5. Toward A Synthesis Of Theories About IO?

Much of the literature is still driven by contributions that advocate increases in autonomy and multilateralism. ‘Global governance’ is the current label under which international integration of all kinds, including world government, is being discussed. The term is also used to describe any desired reforms of IGOs to enable them better to address new issues on the global agenda (Ramphal and Carlsson 1995). Advocacy stresses the need for more popular participation in the work of IOs, for more equality in the representation of state interests, for greater transparency in decision making, and for more accountability to people as well as to governments. If acted on, these suggestions would move IO much closer to world government.
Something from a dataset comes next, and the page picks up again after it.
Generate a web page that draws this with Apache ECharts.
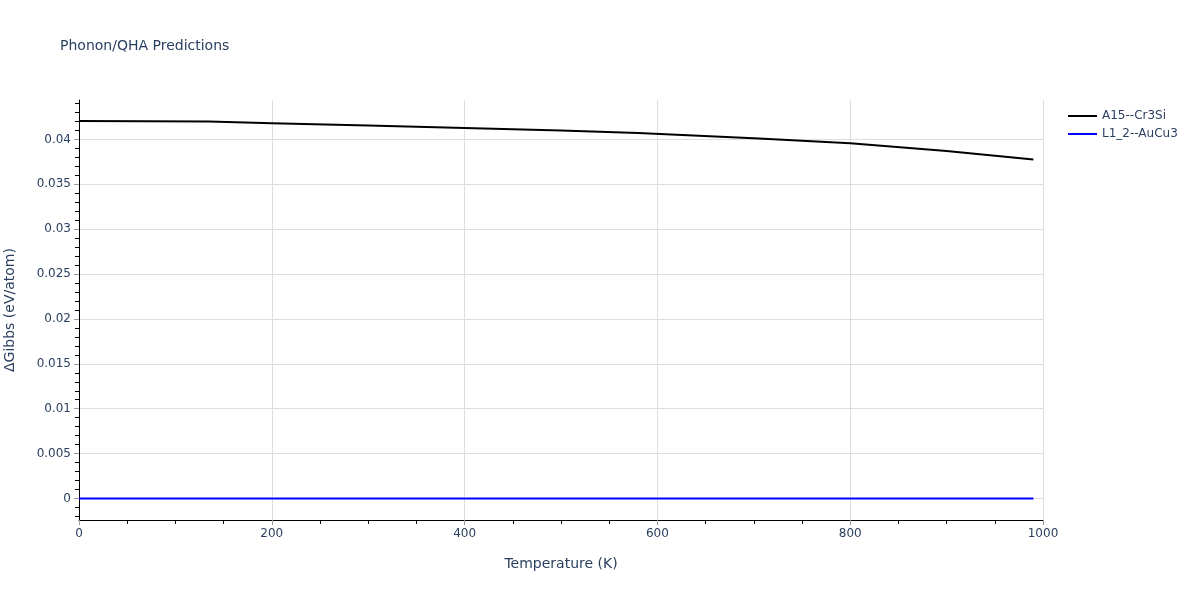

As advocacy, then, idealism remains very much alive, but only peace theorists embrace this approach on analytic grounds.

Most social science theories about IO, however, are not concerned with this goal. They remain committed to including the discussion of global institutional trends in overall explanations of collective behavior, social statics, and social change. Neorealists continue to marginalize IO altogether whereas neoliberals remain wedded to utilitarian–microeconomic principles in their search for the explanations of interests animating actors in IOs. World systems theorists, like neoliberals, are unable to account for growing autonomy and multilateralism in the protection of human rights and of the environment, issue areas outside the materialist foundations of these schools.

The ontological commitments of these theories are so different as to make a synthesis very difficult. If one is possible it may be the result of constructivists’ efforts to explain all actor behavior in terms of material and non-material ‘identities,’ qualities that are ontologically prior to expressed interests. Thus a commitment to norms for their own sake can be considered as genuine an interest as the devotion of wealth and security. Autonomy and multilateralism are thus given a theoretically endogenous status.